Now tell Tollgate how the investment is going. This is the data that drives the dashboard you’ll present from.

  1. Open the Investment Health tab.
  2. Set the Overall RAG — the one status colour you set by hand.
  3. Record your confidence on the two axes Tollgate tracks alongside RAG: Outcome (will this deliver what we funded it for?) and Adoption (will people actually use it?).

You’ll notice the Cost, Schedule, Scope and Risk RAG cards fill themselves in — you don’t set those. They’re derived deterministically from the work packages, dates and risks you’ve already entered, so they can’t be quietly overridden. Read the Investment Health dashboard explains each card in detail.

Your thesis is drafted, scoped, risked and given a status. Time to put it in front of the sponsor.

  1. Go back to the Business Case tab.
  2. Complete the BCM (Adoption & Change) quartet — the one place in Tollgate where completeness is genuinely required before you can proceed. It exists because whether people adopt the change is the single best predictor of whether the investment lands.
  3. Submit the business case. Its state moves from Draft to Submitted, and a Sponsor Decision Pending card appears at the top of Investment Health.

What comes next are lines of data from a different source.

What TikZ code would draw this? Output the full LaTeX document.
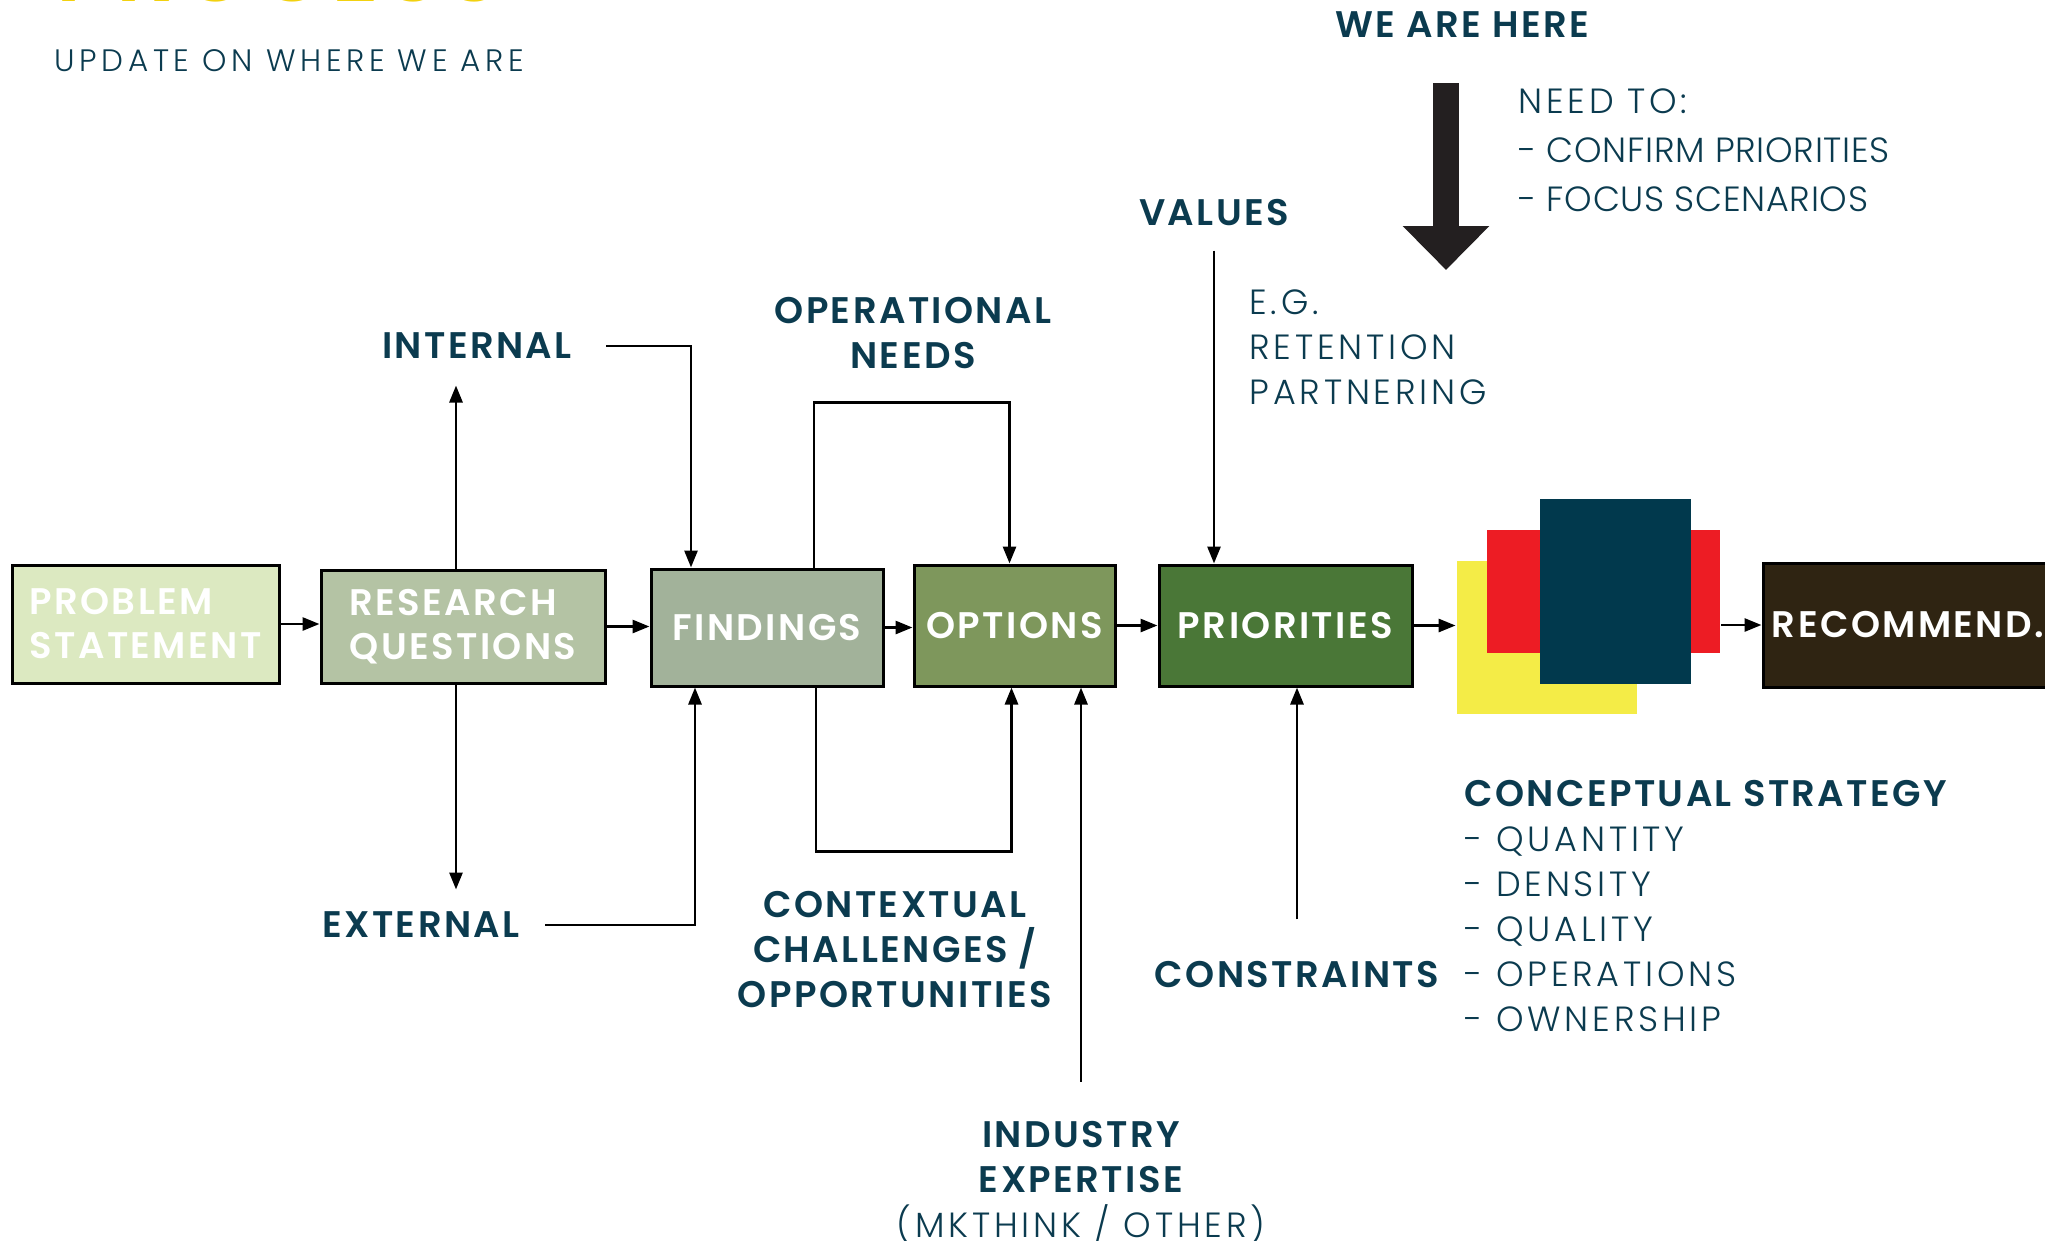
\documentclass[tikz,border=0pt]{standalone}
\usepackage{fontspec}
\setmainfont{Poppins}
\IfFontExistsTF{Poppins SemiBold}
  {\newfontfamily\headfont{Poppins}[LetterSpace=6.5, BoldFont={Poppins SemiBold}]}
  {\newfontfamily\headfont{Poppins}[LetterSpace=5.5]}
\IfFontExistsTF{Poppins Light}
  {\newfontfamily\lightfont{Poppins Light}[LetterSpace=11]}
  {\IfFontExistsTF{Poppins-Light}
    {\newfontfamily\lightfont{Poppins-Light}[LetterSpace=11]}
    {\IfFontExistsTF{Lato Light}
      {\newfontfamily\lightfont{Lato Light}[LetterSpace=11]}
      {\newfontfamily\lightfont{Poppins}[LetterSpace=11]}}}
\usetikzlibrary{arrows.meta}

\definecolor{ink}{HTML}{0B3B4F}
\definecolor{probfill}{HTML}{DCE9C1}
\definecolor{resfill}{HTML}{B4C3A4}
\definecolor{findfill}{HTML}{A2B29A}
\definecolor{optfill}{HTML}{7E975C}
\definecolor{priofill}{HTML}{4A7737}
\definecolor{recfill}{HTML}{2F2412}
\definecolor{stackyellow}{HTML}{F4EC47}
\definecolor{stackred}{HTML}{ED1C24}
\definecolor{stackblue}{HTML}{01394D}
\definecolor{herearrow}{HTML}{231F20}
\definecolor{titleyellow}{HTML}{F2D10F}

\tikzset{
  stage/.style={draw=black, line width=3pt, text=white, inner sep=0pt, align=left,
    font=\fontsize{37}{44}\selectfont\headfont\bfseries},
  lbl/.style={text=ink, inner sep=0pt, align=center, font=\fontsize{37}{45}\selectfont\headfont\bfseries},
  note/.style={text=ink, inner sep=0pt, align=left, font=\fontsize{35}{45}\selectfont\lightfont},
  sheet/.style={draw=none, inner sep=0pt},
}

\begin{document}
\begin{tikzpicture}[x=1pt, y=-1pt, line width=2.8pt, >={Triangle[length=17pt,width=13pt]}]
  \useasboundingbox (0,0) rectangle (2045,1240);

  % heading
  \node[anchor=base west, inner sep=0pt, text=titleyellow, font=\fontsize{90}{90}\selectfont\headfont\bfseries] (title) at (55,1.5) {PROCESS};
  \node[note, anchor=west, font=\fontsize{31}{38}\selectfont\lightfont\addfontfeature{LetterSpace=15}] (update) at (53,61) {UPDATE ON WHERE WE ARE};

  % stages
  \node[stage, fill=probfill, minimum width=267pt, minimum height=118pt] (prob) at (145.5,624) {PROBLEM\\STATEMENT};
  \node[stage, fill=resfill, minimum width=284pt, minimum height=113pt] (res) at (463,626.5) {RESEARCH\\QUESTIONS};
  \node[stage, fill=findfill, minimum width=232pt, minimum height=117pt] (find) at (767,627.5) {FINDINGS};
  \node[stage, fill=optfill, minimum width=201pt, minimum height=121pt] (opt) at (1014.5,625.5) {OPTIONS};
  \node[stage, fill=priofill, minimum width=253pt, minimum height=121pt] (prio) at (1285.5,625.5) {PRIORITIES};

  % conceptual strategy stack
  \node[sheet, fill=stackyellow, minimum width=180pt, minimum height=153pt] (yel) at (1547,637.5) {};
  \node[sheet, fill=stackred, minimum width=233pt, minimum height=123pt] (red) at (1603.5,591.5) {};
  \node[sheet, fill=stackblue, minimum width=151pt, minimum height=185pt] (blue) at (1615.5,591.5) {};

  \node[stage, fill=recfill, minimum width=290pt, minimum height=124pt] (rec) at (1908,625) {RECOMMEND.};

  % labels
  \node[lbl] (here) at (1462,25) {WE ARE HERE};
  \node[lbl] (values) at (1214,213) {VALUES};
  \node[lbl] (internal) at (477,346) {INTERNAL};
  \node[lbl] (external) at (421,925) {EXTERNAL};
  \node[lbl] (opneeds) at (913,333) {OPERATIONAL\\NEEDS};
  \node[lbl] (context) at (895,950) {CONTEXTUAL\\CHALLENGES /\\OPPORTUNITIES};
  \node[lbl] (constr) at (1297,975) {CONSTRAINTS};
  \node[lbl, anchor=north] (industry) at (1081,1119.5) {INDUSTRY\\EXPERTISE\\{\mdseries\lightfont\fontsize{35}{45}\selectfont (MKTHINK / OTHER)}};
  \node[lbl, anchor=west] (concept) at (1463,794) {CONCEPTUAL STRATEGY};
  \node[note, anchor=north west] (conlist) at (1463,825.5) {- QUANTITY\\- DENSITY\\- QUALITY\\- OPERATIONS\\- OWNERSHIP};
  \node[note, anchor=north west] (eg) at (1248,288.5) {E.G.\\RETENTION\\PARTNERING};
  \node[note, anchor=north west, font=\fontsize{35}{49}\selectfont\lightfont] (needto) at (1517,87.5)
    {NEED TO:\\{\addfontfeature{LetterSpace=2}- CONFIRM PRIORITIES}\\{\addfontfeature{LetterSpace=2}- FOCUS SCENARIOS}};

  % we are here
  \draw[herearrow, line width=26pt, -{Triangle[length=44pt,width=84pt]}] (1446,83) -- (1446,270);

  % main flow
  \draw[->] (prob.east) -- (prob.east -| res.west);
  \draw[->] (res.east) -- (res.east -| find.west);
  \draw[->] (find.east) -- (find.east -| opt.west);
  \draw[->] (opt.east) -- (opt.east -| prio.west);
  \draw[->] (prio.east) -- (prio.east -| yel.west);
  \draw[->] (red.east |- rec.west) -- (rec.west);

  % research questions split
  \draw[->] ([xshift=-7pt]res.north) -- ++(0,-183);
  \draw[->] ([xshift=-7pt]res.south) -- ++(0,205);

  % sources into findings
  \draw[->] ([xshift=33pt]internal.east) -| ([xshift=-76pt]find.north);
  \draw[->] ([xshift=24pt]external.east) -| ([xshift=-72pt]find.south);

  % loops findings -> options
  \draw[->] ([xshift=47pt]find.north) -- ++(0,-165) -| ([xshift=-5pt]opt.north);
  \draw[->] ([xshift=49pt]find.south) -- ++(0,164) -| ([xshift=-3pt]opt.south);

  % inputs from above and below
  \draw[->] ([yshift=-23pt]values.south) -- (values.south |- prio.north);
  \draw[->] ([yshift=38pt]industry.north) -- (industry.north |- opt.south);
  \draw[->] ([yshift=41pt]constr.north) -- (constr.north |- prio.south);
\end{tikzpicture}
\end{document}
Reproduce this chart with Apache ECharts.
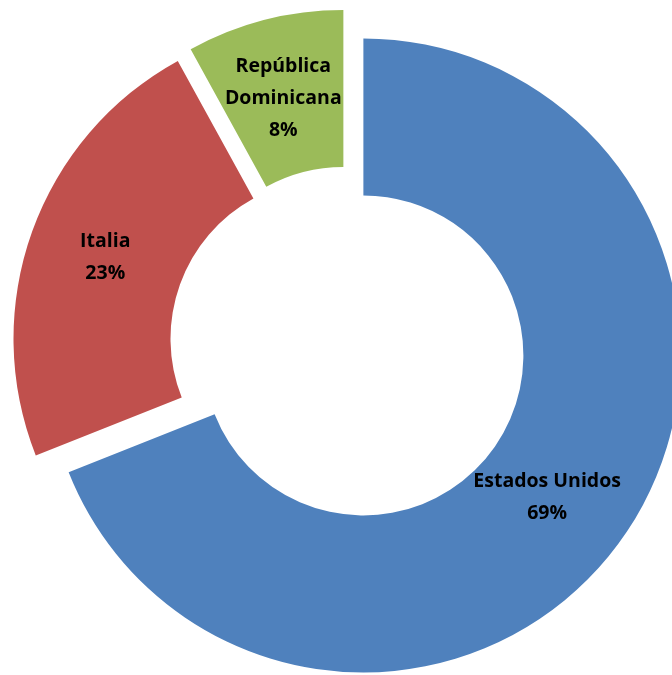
<!DOCTYPE html>
<html><head><meta charset="utf-8">
<style>html,body{margin:0;padding:0;background:#fff}#c{width:672px;height:675px}</style>
<script src="https://cdn.jsdelivr.net/npm/echarts@6/dist/echarts.min.js"></script>
</head><body><div id="c"></div>
<script>
const categories = ['Estados Unidos', 'Italia', 'República\nDominicana'];
const values = [69, 23, 8];
const colors = ['#4F81BD', '#C0504D', '#9BBB59'];
const labelPads = [[0, 32, 0, 0], [0, 0, 0, 4], [0, 0, 0, 0]];
const labelDrop = [12, 2, 10];

const chart = echarts.init(document.getElementById('c'), null, {renderer: 'canvas'});
chart.setOption({
  animation: false,
  series: [{
    type: 'pie',
    center: [348, 345],
    radius: [160, 317],
    startAngle: 90,
    clockwise: true,
    selectedMode: 'multiple',
    selectedOffset: 18.6,
    avoidLabelOverlap: false,
    emphasis: {scale: false},
    label: {
      show: true,
      position: 'inside',
      formatter: p => '{g| }\n' + p.name.split('\n').map(s => '{t|' + s + '}').join('\n') + '\n{t|' + p.value + '%}',
      color: '#000',
      fontWeight: 'bold',
      fontFamily: 'Open Sans',
      fontSize: 19.5,
      lineHeight: 32
    },
    labelLine: {show: false},
    data: categories.map((n, i) => ({name: n, value: values[i], selected: true,
      itemStyle: {color: colors[i]},
      label: {padding: labelPads[i], rich: {
        g: {fontSize: 1, lineHeight: labelDrop[i]},
        t: {color: '#000', fontWeight: 'bold', fontFamily: 'Open Sans', fontSize: 19.5, lineHeight: 32}
      }}}))
  }]
});
</script></body></html>
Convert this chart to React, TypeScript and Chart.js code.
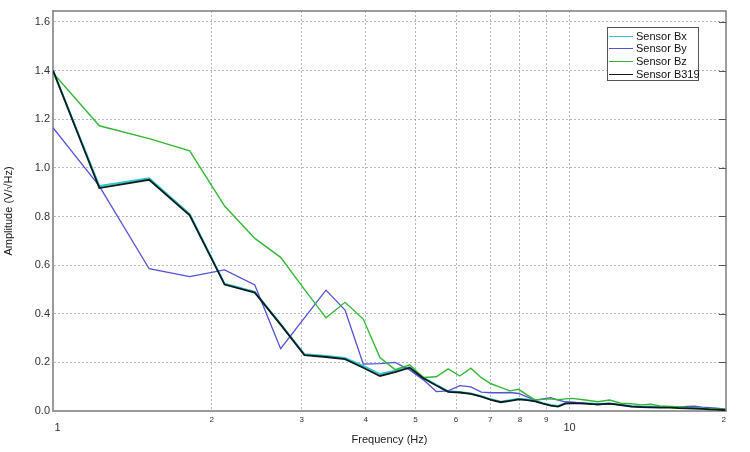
import React, { useEffect, useRef } from 'react';
import { Chart, registerables } from 'chart.js';

Chart.register(...registerables);

const FONT = "'Liberation Sans', Arial, Helvetica, sans-serif";

// Frequency samples (Hz)
const FREQUENCIES = [
  0.98, 1.207, 1.51, 1.812, 2.12, 2.428, 2.727, 3.035, 3.344, 3.643,
  3.954, 4.262, 4.562, 4.871, 5.182, 5.492, 5.792, 6.103, 6.413, 6.723,
  7.024, 7.335, 7.647, 7.948, 8.258, 8.57, 8.872, 9.183, 9.495, 9.807,
  10.108, 10.731, 11.346, 11.968, 12.595, 13.199, 13.804, 14.409, 15.013, 15.72,
  16.326, 16.932, 17.537, 18.142, 18.748, 19.355, 20.2,
];

const SENSOR_BX = [
  1.4, 0.925, 0.957, 0.81, 0.523, 0.49, 0.357, 0.233, 0.226, 0.218,
  0.185, 0.152, 0.166, 0.18, 0.137, 0.107, 0.081, 0.078, 0.072, 0.061,
  0.048, 0.038, 0.044, 0.05, 0.047, 0.042, 0.032, 0.025, 0.021, 0.032,
  0.034, 0.032, 0.029, 0.031, 0.026, 0.02, 0.018, 0.017, 0.016, 0.016,
  0.014, 0.013, 0.012, 0.011, 0.009, 0.008, 0.005,
];

const SENSOR_BY = [
  1.165, 0.925, 0.585, 0.553, 0.58, 0.518, 0.256, 0.383, 0.497, 0.415,
  0.193, 0.195, 0.2, 0.169, 0.128, 0.08, 0.083, 0.104, 0.099, 0.078,
  0.075, 0.075, 0.076, 0.072, 0.058, 0.045, 0.05, 0.055, 0.045, 0.038,
  0.036, 0.031, 0.025, 0.03, 0.025, 0.02, 0.018, 0.016, 0.015, 0.015,
  0.016, 0.019, 0.02, 0.016, 0.014, 0.012, 0.008,
];

const SENSOR_BZ = [
  1.39, 1.173, 1.12, 1.07, 0.843, 0.71, 0.632, 0.5, 0.383, 0.447,
  0.378, 0.22, 0.17, 0.19, 0.138, 0.141, 0.173, 0.144, 0.176, 0.137,
  0.112, 0.097, 0.083, 0.089, 0.066, 0.045, 0.048, 0.05, 0.046, 0.05,
  0.052, 0.045, 0.038, 0.045, 0.032, 0.03, 0.025, 0.028, 0.021, 0.019,
  0.018, 0.015, 0.013, 0.011, 0.009, 0.008, 0.006,
];

const SENSOR_B319 = [
  1.4, 0.917, 0.951, 0.805, 0.52, 0.487, 0.355, 0.23, 0.222, 0.213,
  0.178, 0.144, 0.16, 0.178, 0.135, 0.105, 0.079, 0.076, 0.07, 0.059,
  0.046, 0.036, 0.042, 0.048, 0.045, 0.04, 0.03, 0.022, 0.018, 0.03,
  0.032, 0.03, 0.027, 0.03, 0.024, 0.018, 0.016, 0.015, 0.014, 0.014,
  0.012, 0.011, 0.01, 0.009, 0.007, 0.006, 0.003,
];

const X_MIN = 0.98;
const X_MAX = 20.2;
const X_TICKS = [1, 2, 3, 4, 5, 6, 7, 8, 9, 10, 20];
const X_TICK_LABELS = ['1', '2', '3', '4', '5', '6', '7', '8', '9', '10', '2'];
const X_MAJOR_TICKS = [1, 10];
const Y_TICKS = [0, 0.2, 0.4, 0.6, 0.8, 1.0, 1.2, 1.4, 1.6];

const SERIES = [
  { label: 'Sensor Bx', data: SENSOR_BX, color: '#33c6cf', width: 2, order: 4 },
  { label: 'Sensor By', data: SENSOR_BY, color: '#5252d6', width: 1.3, order: 3 },
  { label: 'Sensor Bz', data: SENSOR_BZ, color: '#33b833', width: 1.4, order: 2 },
  { label: 'Sensor B319', data: SENSOR_B319, color: '#0c1c1c', width: 1.8, order: 1 },
];

const GRID_COLOR = 'rgba(120,120,150,0.55)';

const framePlugin = {
  id: 'frameBox',
  afterDatasetsDraw(chart: any) {
    const { ctx, chartArea } = chart;
    const { left, top, right, bottom } = chartArea;
    const yScale = chart.scales.y;
    ctx.save();
    ctx.strokeStyle = '#7c7c7c';
    ctx.lineWidth = 1.5;
    ctx.beginPath();
    ctx.moveTo(left, top);
    ctx.lineTo(right, top);
    ctx.lineTo(right, bottom);
    ctx.stroke();
    ctx.strokeStyle = '#555';
    ctx.lineWidth = 1;
    ctx.beginPath();
    for (const v of Y_TICKS) {
      if (v === 0) continue;
      const py = Math.round(yScale.getPixelForValue(v)) + 0.5;
      ctx.moveTo(right - 7, py);
      ctx.lineTo(right, py);
    }
    ctx.stroke();
    ctx.restore();
  },
};

export default function App() {
  const canvasRef = useRef<HTMLCanvasElement | null>(null);

  useEffect(() => {
    if (!canvasRef.current) return;
    const chart = new Chart(canvasRef.current, {
      type: 'line',
      data: {
        datasets: SERIES.map((s) => ({
          label: s.label,
          data: FREQUENCIES.map((f, i) => ({ x: f, y: s.data[i] })),
          borderColor: s.color,
          backgroundColor: s.color,
          borderWidth: s.width,
          pointRadius: 0,
          tension: 0,
          fill: false,
          order: s.order,
        })),
      },
      options: {
        animation: false,
        responsive: false,
        maintainAspectRatio: false,
        layout: { padding: { top: 11, right: 24, left: 0, bottom: 0 } },
        plugins: {
          legend: { display: false },
          tooltip: { enabled: false },
        },
        scales: {
          x: {
            type: 'logarithmic',
            min: X_MIN,
            max: X_MAX,
            afterBuildTicks: (scale: any) => {
              scale.ticks = X_TICKS.map((v) => ({ value: v, major: X_MAJOR_TICKS.includes(v) }));
            },
            afterFit: (scale: any) => {
              scale.height = 41;
            },
            grid: {
              drawTicks: false,
              color: (ctx: any) =>
                ctx.tick && (ctx.tick.value === 1 || ctx.tick.value === 20) ? 'rgba(0,0,0,0)' : GRID_COLOR,
              lineWidth: 1,
            },
            border: { display: true, color: '#9a9a9a', width: 2, dash: [2, 2] },
            ticks: {
              autoSkip: false,
              maxRotation: 0,
              minRotation: 0,
              padding: 4,
              color: '#333',
              font: (ctx: any) =>
                ctx.tick && X_MAJOR_TICKS.includes(ctx.tick.value)
                  ? { family: FONT, size: 11, lineHeight: 0.8 }
                  : { family: FONT, size: 8, lineHeight: 1.2 },
              callback: (value: any) => {
                const idx = X_TICKS.indexOf(Number(value));
                const label = idx >= 0 ? X_TICK_LABELS[idx] : '';
                return X_MAJOR_TICKS.includes(Number(value)) ? ['', label] : label;
              },
            },
            title: {
              display: true,
              text: 'Frequency (Hz)',
              color: '#222',
              font: { family: FONT, size: 11 },
              padding: { top: 0, bottom: 5 },
            },
          },
          y: {
            type: 'linear',
            min: 0,
            max: 1.645,
            afterBuildTicks: (scale: any) => {
              scale.ticks = Y_TICKS.map((v) => ({ value: v }));
            },
            afterFit: (scale: any) => {
              scale.width = 53;
            },
            grid: {
              drawTicks: false,
              color: (ctx: any) => (ctx.tick && ctx.tick.value === 0 ? 'rgba(0,0,0,0)' : GRID_COLOR),
              lineWidth: 1,
            },
            border: { display: true, color: '#9a9a9a', width: 2, dash: [2, 2] },
            ticks: {
              padding: 3,
              color: '#333',
              font: { family: FONT, size: 11 },
              callback: (value: any) => Number(value).toFixed(1),
            },
            title: {
              display: true,
              text: 'Amplitude (V/√Hz)',
              color: '#111',
              font: { family: FONT, size: 11 },
              padding: { top: 2, bottom: 0 },
            },
          },
        },
      },
      plugins: [framePlugin],
    });
    return () => chart.destroy();
  }, []);

  return (
    <div style={{ position: 'fixed', left: 0, top: 0, width: 750, height: 452, background: '#fff' }}>
      <canvas ref={canvasRef} width={750} height={452} style={{ width: 750, height: 452, display: 'block' }} />
      <div
        style={{
          position: 'absolute',
          left: 607,
          top: 27,
          width: 92,
          height: 54,
          border: '1px solid #555',
          boxSizing: 'border-box',
          background: '#fff',
          fontFamily: FONT,
          fontSize: 11,
          color: '#111',
        }}
      >
        {SERIES.map((s, i) => (
          <div
            key={s.label}
            style={{
              position: 'absolute',
              left: 1,
              top: 1.5 + i * 12.9,
              height: 13,
              display: 'flex',
              alignItems: 'center',
              whiteSpace: 'nowrap',
            }}
          >
            <span style={{ display: 'inline-block', width: 24, height: 0, borderTop: `1.5px solid ${s.color}` }} />
            <span style={{ marginLeft: 3, lineHeight: '13px' }}>{s.label}</span>
          </div>
        ))}
      </div>
    </div>
  );
}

For this tutorial you’ll play the sponsor and approve your own case. (On a real investment this is a different person — that’s the whole point of the separation above.)

  1. As the named decision authority, open the Business Case (or the Sponsor Decision Pending card on Investment Health).
  2. Review the thesis, the work package, the risk and the status.
  3. Approve — optionally adding a one-line rationale. The business case moves to Approved.

That’s the gate. Your investment is now chartered: it has a defined what, a slice of scope, a known risk, a status, and a sponsor’s name on the decision to fund it — all in one place, all current.

In one pass you’ve moved an investment through the front half of the SAM lifecycle — from a hypothesis to a chartered, gated investment. Everything the sponsor needs to interrogate it lives on these six tabs, and none of it is a reassembled deck.